Three D.C. Men Face Hate Crimes Charges in Transgender Woman’s Fatal Shooting

Three D.C. men face hate crime charges in connection with the deadly shooting last summer of 22-year-old Black transgender woman Dee Dee Dodds, and for targeting two other transgender women.

Black transgender woman Deeniquia Dodds was murdered at gunpoint. Photo by Facebook

The Washington Post reports that, “Three men face hate crime charges in connection with the deadly shooting last summer of a 22-year-old Black transgender woman and for targeting two other transgender women, according to court papers filed this week.”

A grand jury in Washington, D.C. voted to indict the men on Wednesday for the July 4 shooting of Deeniquia Dodds, in what the accused say was a robbery attempt. Dodds was discovered unresponsive and bleeding, and tragically, she passed away in the hospital a little over a week later.

Jalonte Little, Monte T. Johnson and Cyheme Hall — the three defendants — have been charged with a robbery conspiracy and first-degree felony murder. In the indictment, prosecutors stressed that they believe the motive for the heinous crimes was anti-LGBTQ bias based on the victims’ transgender identities.

The Post continued: “The men are accused of committing four other robberies or attempted robberies on the same day, including the robbery of another transgender woman. According to the indictment, the men are also charged with assaulting a third transgender woman…”


“The addition of the hate crimes charges means that if the men are convicted, a judge could increase their penalties at sentencing. On the charge of first-degree murder while armed, for example, the hate crimes enhancement increases the maximum sentence from 60 years to 90 years in prison.”


Earline Budd, a local transgender advocate, hailed the U.S. attorney’s office’s decision to characterize the fatal shooting as a hate crime.

“It sends a message that it’s not okay to go around and shoot, harm and kill transgender people,” said Budd, who helped organize a vigil in Dodds’s honor. “It sends a message that we are human like anyone else.”

The Human Rights Campaign (HRC)  reports that more transgender people were killed in 2015 than in any other year on record. In the D.C., six have been killed since 2002.

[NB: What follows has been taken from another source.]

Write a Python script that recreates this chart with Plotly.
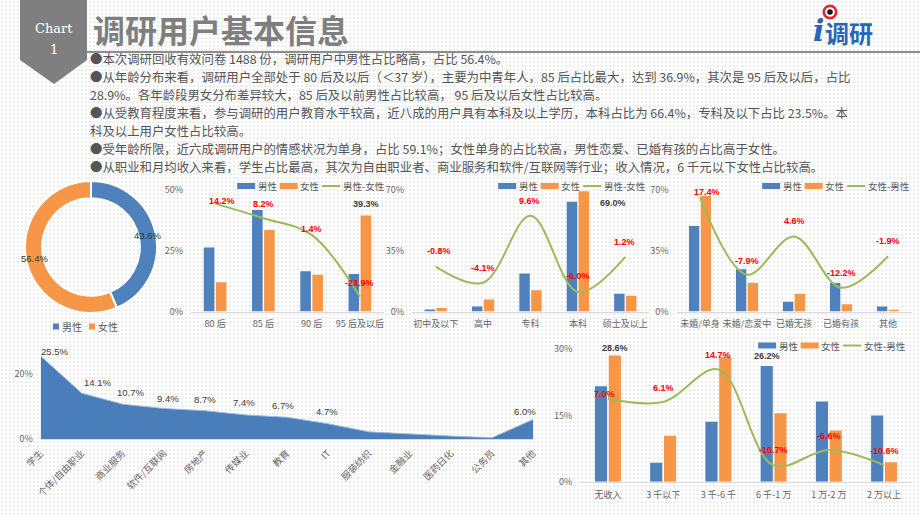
import math
import plotly.graph_objects as go

W, H = 920, 518


def px(x):
    return x / W


def py(y):
    return 1 - y / H


# ---------------- data ----------------
gender_labels = ["男性", "女性"]
gender_share = [43.6, 56.4]

age_cats = ["80 后", "85 后", "90 后", "95 后及以后"]
age_male = [26.2, 41.6, 16.5, 15.4]
age_female = [12.0, 33.4, 15.1, 39.3]
age_diff = [14.2, 8.2, 1.4, -23.9]          # 男性-女性

edu_cats = ["初中及以下", "高中", "专科", "本科", "硕士及以上"]
edu_male = [1.2, 2.8, 21.8, 63.0, 10.2]
edu_female = [2.0, 6.9, 12.2, 69.0, 9.0]
edu_diff = [-0.8, -4.1, 9.6, -6.0, 1.2]     # 男性-女性

mar_cats = ["未婚/单身", "未婚/恋爱中", "已婚无孩", "已婚有孩", "其他"]
mar_male = [49.0, 24.2, 5.6, 16.4, 2.9]
mar_female = [66.4, 16.3, 10.2, 4.2, 1.0]
mar_diff = [17.4, -7.9, 4.6, -12.2, -1.9]   # 女性-男性

job_cats = ["学生", "个体/自由职业", "商业服务", "软件/互联网", "房地产", "传媒业",
            "教育", "IT", "服装纺织", "金融业", "医药日化", "公务员", "其他"]
job_share = [25.5, 14.1, 10.7, 9.4, 8.7, 7.4, 6.7, 4.7, 2.2, 1.5, 0.9, 0.4, 6.0]
job_labeled = [True] * 8 + [False] * 4 + [True]

inc_cats = ["无收入", "3 千以下", "3 千-6 千", "6 千-1 万", "1 万-2 万", "2 万以上"]
inc_male = [21.6, 4.3, 13.6, 26.2, 18.2, 15.0]
inc_female = [28.6, 10.4, 28.3, 15.5, 11.6, 4.4]
inc_diff = [7.0, 6.1, 14.7, -10.7, -6.6, -10.6]  # 女性-男性

body_lines = [
    "●本次调研回收有效问卷 1488 份，调研用户中男性占比略高，占比 56.4%。",
    "●从年龄分布来看，调研用户全部处于 80 后及以后（＜37 岁），主要为中青年人，85 后占比最大，达到 36.9%，其次是 95 后及以后，占比",
    "28.9%。各年龄段男女分布差异较大，85 后及以前男性占比较高， 95 后及以后女性占比较高。",
    "●从受教育程度来看，参与调研的用户教育水平较高，近八成的用户具有本科及以上学历，本科占比为 66.4%，专科及以下占比 23.5%。本",
    "科及以上用户女性占比较高。",
    "●受年龄所限，近六成调研用户的情感状况为单身，占比 59.1%；女性单身的占比较高，男性恋爱、已婚有孩的占比高于女性。",
    "●从职业和月均收入来看，学生占比最高，其次为自由职业者、商业服务和软件/互联网等行业；收入情况，6 千元以下女性占比较高。",
]

# ---------------- style ----------------
BLUE = "#4f81bd"
ORANGE = "#f79646"
GREEN = "#9bbb59"
RED = "#ff0000"
GREY = "#7f7f7f"
FONT = "Noto Sans CJK SC, Noto Sans, sans-serif"
NUMFONT = "Liberation Sans, Arial, sans-serif"
TICKFONT = dict(family=FONT, size=9, color="#666666")

# label nudges in pixels (style only): (dx list, dy list)
age_lbl_off = ([7, 0, 0, 0], [3, 14, 6, 14])
edu_lbl_off = ([3, 0, -1, 0, -1], [16, 15, 15, 16, 15])
mar_lbl_off = ([7, 0, 0, 0, 0], [5, 14, 15, 15, 15])
inc_lbl_off = ([-3, 0, 0, 0, 0, 0], [4, 14, 14, 15, 14, 14])
job_lbl_off = ([14, 16, 8, 4, 0, -2, -4, -1, 0, 0, 0, 0, -8],
               [5, 11, 12, 10, 11, 12, 12, 12, 0, 0, 0, 0, 8])

fig = go.Figure()
annotations = []
shapes = []

# dotted background
fig.add_trace(go.Scatter(
    x=[0, 1, 1, 0, 0], y=[0, 0, 1, 1, 0], xaxis="x", yaxis="y",
    fill="toself", mode="none", fillcolor="white",
    fillpattern=dict(shape=".", size=4, solidity=0.15, fgcolor="#dadada", bgcolor="white"),
    hoverinfo="skip", showlegend=False))


def bar_combo(xa, ya, ya2, cats, male, female, diff, off):
    fig.add_trace(go.Bar(x=cats, y=male, name="男性", marker_color=BLUE,
                         xaxis=xa, yaxis=ya, showlegend=False))
    fig.add_trace(go.Bar(x=cats, y=female, name="女性", marker_color=ORANGE,
                         xaxis=xa, yaxis=ya, showlegend=False))
    fig.add_trace(go.Scatter(
        x=cats, y=diff, xaxis=xa, yaxis=ya2, mode="lines",
        line=dict(color=GREEN, width=2, shape="spline", smoothing=1),
        cliponaxis=False, showlegend=False, hoverinfo="skip"))
    for c, v, dx, dy in zip(cats, diff, off[0], off[1]):
        annotations.append(dict(
            x=c, y=v, xref=xa, yref=ya2, text=f"<b>{v:.1f}%</b>", showarrow=False,
            xanchor="center", yanchor="middle", xshift=dx, yshift=dy,
            font=dict(family=NUMFONT, size=9, color=RED)))


bar_combo("x2", "y2", "y3", age_cats, age_male, age_female, age_diff, age_lbl_off)
bar_combo("x3", "y4", "y5", edu_cats, edu_male, edu_female, edu_diff, edu_lbl_off)
bar_combo("x4", "y6", "y7", mar_cats, mar_male, mar_female, mar_diff, mar_lbl_off)
bar_combo("x6", "y9", "y10", inc_cats, inc_male, inc_female, inc_diff, inc_lbl_off)

# occupation area
fig.add_trace(go.Scatter(
    x=job_cats, y=job_share, xaxis="x5", yaxis="y8", mode="lines",
    fill="tozeroy", fillcolor="#4a7ebb", line=dict(color="#9dbbe0", width=1),
    cliponaxis=False, showlegend=False, hoverinfo="skip"))
for c, v, lab, dx, dy in zip(job_cats, job_share, job_labeled, job_lbl_off[0], job_lbl_off[1]):
    if lab:
        annotations.append(dict(
            x=c, y=v, xref="x5", yref="y8", text=f"{v:.1f}%", showarrow=False,
            xanchor="center", yanchor="middle", xshift=dx, yshift=dy,
            font=dict(family=NUMFONT, size=9.5, color="#404040")))

# donut
PIE_CX, PIE_CY, PIE_R, PIE_HOLE = 91, 247, 66, 0.74
fig.add_trace(go.Pie(
    labels=gender_labels, values=gender_share, hole=PIE_HOLE, sort=False,
    direction="clockwise", rotation=0,
    marker=dict(colors=[BLUE, ORANGE], line=dict(color="white", width=2)),
    textinfo="none", hoverinfo="skip", showlegend=False,
    domain=dict(x=[px(PIE_CX - PIE_R), px(PIE_CX + PIE_R)],
                y=[py(PIE_CY + PIE_R), py(PIE_CY - PIE_R)])))

# donut labels at mid-ring of each slice
tot = sum(gender_share)
cum = 0
rmid = PIE_R * (1 + PIE_HOLE) / 2
for v in gender_share:
    ang = 2 * math.pi * (cum + v / 2) / tot
    cum += v
    annotations.append(dict(
        x=px(PIE_CX + rmid * math.sin(ang)), y=py(PIE_CY - rmid * math.cos(ang)),
        xref="paper", yref="paper", xanchor="center", yanchor="middle",
        text=f"{v:.1f}%", showarrow=False,
        font=dict(family=NUMFONT, size=9.5, color="#333333")))


def yax(top, bot, rng, dtick, anchor):
    return dict(domain=[py(bot), py(top)], range=rng, dtick=dtick, ticksuffix="%",
                showgrid=False, zeroline=False, showline=False, ticks="",
                tickfont=TICKFONT, anchor=anchor, ticklabelstandoff=7, fixedrange=True)


def xax(l, r, anchor, **kw):
    d = dict(domain=[px(l), px(r)], anchor=anchor, type="category", showgrid=False,
             zeroline=False, showline=True, linecolor="#d9d9d9", linewidth=1,
             ticks="", tickfont=TICKFONT, tickangle=0, ticklabelstandoff=4,
             fixedrange=True)
    d.update(kw)
    return d


def yover(over, rng, anchor):
    return dict(overlaying=over, range=rng, visible=False, anchor=anchor,
                showgrid=False, zeroline=False, fixedrange=True)


layout_axes = dict(
    xaxis=dict(domain=[0, 1], range=[0, 1], visible=False, fixedrange=True),
    yaxis=dict(domain=[0, 1], range=[0, 1], visible=False, fixedrange=True),
    xaxis2=xax(191, 384, "y2"),
    yaxis2=yax(189.5, 311.5, [0, 50], 25, "x2"),
    yaxis3=yover("y2", [-30, 20], "x2"),
    xaxis3=xax(412, 649, "y4"),
    yaxis4=yax(189.5, 311.5, [0, 70], 35, "x3"),
    yaxis5=yover("y4", [-10, 15], "x3"),
    xaxis4=xax(676.5, 911.5, "y6"),
    yaxis6=yax(189.5, 311.5, [0, 70], 35, "x4"),
    yaxis7=yover("y6", [-20, 20], "x4"),
    xaxis5=xax(40.7, 533, "y8", range=[0, len(job_cats) - 1], tickangle=-45,
               tickfont=dict(family=FONT, size=9.5, color="#666666")),
    yaxis8=yax(341.5, 439, [0, 30], 20, "x5"),
    xaxis6=xax(580.3, 911.7, "y9"),
    yaxis9=yax(349.3, 481.7, [0, 30], 15, "x6"),
    yaxis10=yover("y9", [-15, 20], "x6"),
)

# highlighted values (dark labels on bars)
highlights = [
    ("x2", "y2", age_cats[3], age_female[3], 6, 5, "bottom"),
    ("x3", "y4", edu_cats[3], edu_female[3], 35, -12, "middle"),
    ("x6", "y9", inc_cats[0], inc_female[0], 7, 0, "bottom"),
    ("x6", "y9", inc_cats[3], inc_male[3], -7, 3, "bottom"),
]
for xr, yr, xc, yv, xs, ys, ya in highlights:
    annotations.append(dict(x=xc, y=yv, xref=xr, yref=yr, text=f"<b>{yv:.1f}%</b>",
                            showarrow=False, xshift=xs, yshift=ys, xanchor="center", yanchor=ya,
                            font=dict(family=NUMFONT, size=9, color="#404040")))


# ---------------- manual legends ----------------
def est_w(s, fs):
    w = 0
    for ch in s:
        if ord(ch) > 0x2E80:
            w += fs
        elif ch in "-/":
            w += 0.35 * fs
        else:
            w += 0.55 * fs
    return w


def add_legend(yc, items, x_right=None, x_left=None, fs=9.5, sw=18, sh=6, tgap=1.5, igap=4):
    widths = [est_w(lbl, fs) for _, _, lbl in items]
    total = sum(sw + tgap + w for w in widths) + igap * (len(items) - 1)
    x = x_left if x_left is not None else x_right - total
    for (kind, color, lbl), w in zip(items, widths):
        if kind == "rect":
            shapes.append(dict(type="rect", xref="paper", yref="paper",
                               x0=px(x), x1=px(x + sw), y0=py(yc + sh / 2), y1=py(yc - sh / 2),
                               fillcolor=color, line=dict(width=0), layer="above"))
        else:
            shapes.append(dict(type="line", xref="paper", yref="paper",
                               x0=px(x), x1=px(x + sw), y0=py(yc), y1=py(yc),
                               line=dict(color=color, width=2), layer="above"))
        annotations.append(dict(x=px(x + sw + tgap), y=py(yc), xref="paper", yref="paper",
                                xanchor="left", yanchor="middle", text=lbl, showarrow=False,
                                borderpad=0, font=dict(family=FONT, size=fs, color="#595959")))
        x += sw + tgap + w + igap


add_legend(186, [("rect", BLUE, "男性"), ("rect", ORANGE, "女性"), ("line", GREEN, "男性-女性")], x_right=383)
add_legend(186, [("rect", BLUE, "男性"), ("rect", ORANGE, "女性"), ("line", GREEN, "男性-女性")], x_right=644)
add_legend(186, [("rect", BLUE, "男性"), ("rect", ORANGE, "女性"), ("line", GREEN, "女性-男性")], x_right=908)
add_legend(345.5, [("rect", BLUE, "男性"), ("rect", ORANGE, "女性"), ("line", GREEN, "女性-男性")], x_right=904)
add_legend(326.5, [("rect", BLUE, "男性"), ("rect", ORANGE, "女性")], x_left=53,
           fs=10, sw=6, sh=6, tgap=2, igap=8)

# ---------------- header ----------------
shapes.append(dict(type="path", xref="paper", yref="paper", layer="above",
                   path=(f"M {px(20)},{py(0)} L {px(87)},{py(0)} L {px(87)},{py(60)} "
                         f"L {px(54)},{py(84)} L {px(20)},{py(60)} Z"),
                   fillcolor=GREY, line=dict(width=0)))
shapes.append(dict(type="line", xref="paper", yref="paper", layer="above",
                   x0=px(87), x1=1, y0=py(52), y1=py(52),
                   line=dict(color="#8c8c8c", width=2)))
# logo eye
for r, c in [(7.5, "#e3262b"), (4.8, "white"), (2.8, "#1a1a1a")]:
    shapes.append(dict(type="circle", xref="paper", yref="paper", layer="above",
                       x0=px(830 - r), x1=px(830 + r), y0=py(12 + r), y1=py(12 - r),
                       fillcolor=c, line=dict(width=0)))


def ptext(x, y, text, font, xa="center", ya="middle", align="left"):
    annotations.append(dict(x=px(x), y=py(y), xref="paper", yref="paper", xanchor=xa,
                            yanchor=ya, text=text, showarrow=False, borderpad=0, font=font,
                            align=align))


ptext(54, 28, "Chart", dict(family="DejaVu Serif, serif", size=13, color="white"))
ptext(54, 49, "1", dict(family="DejaVu Serif, serif", size=13, color="white"))
ptext(92, 29, "<b>调研用户基本信息</b>", dict(family=FONT, size=32, color=GREY), xa="left")
ptext(818, 31, "<b><i>i</i></b>", dict(family="DejaVu Serif, serif", size=30, color="#2566b8"))
ptext(824, 33, "<b>调研</b>", dict(family=FONT, size=24, color="#2566b8"), xa="left")

# body text: one annotation per line, spaced so the lines do not overlap
BODY_SIZE = 12.4
BODY_STEP = 18.0
for i, txt in enumerate(body_lines):
    ptext(89, 59 + i * BODY_STEP, txt, dict(family=FONT, size=BODY_SIZE, color="#555555"),
          xa="left")

fig.update_layout(
    width=W, height=H, autosize=False, template="none",
    margin=dict(l=0, r=0, t=0, b=0),
    paper_bgcolor="white", plot_bgcolor="rgba(0,0,0,0)",
    barmode="group", bargap=0.5, bargroupgap=0.12, showlegend=False,
    font=dict(family=FONT, color="#595959"),
    annotations=annotations, shapes=shapes, **layout_axes)

fig.write_html("out.html", config={"displayModeBar": False, "staticPlot": True},
               post_script="document.body.style.margin='0';document.body.style.padding='0';")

Dodds, whom friends called Dee Dee, was a sex worker, relatives have said. Statistics show that transgender sex workers, in particularly, face unparalleled dangers of violence directly linked to their gender identities.


We mourn the tragic loss of Dee Dee Dodds and the harm inflicted on the other victims in the case, and hope the D.C. courts bring those who perpetrated these terrible crimes to swift justice.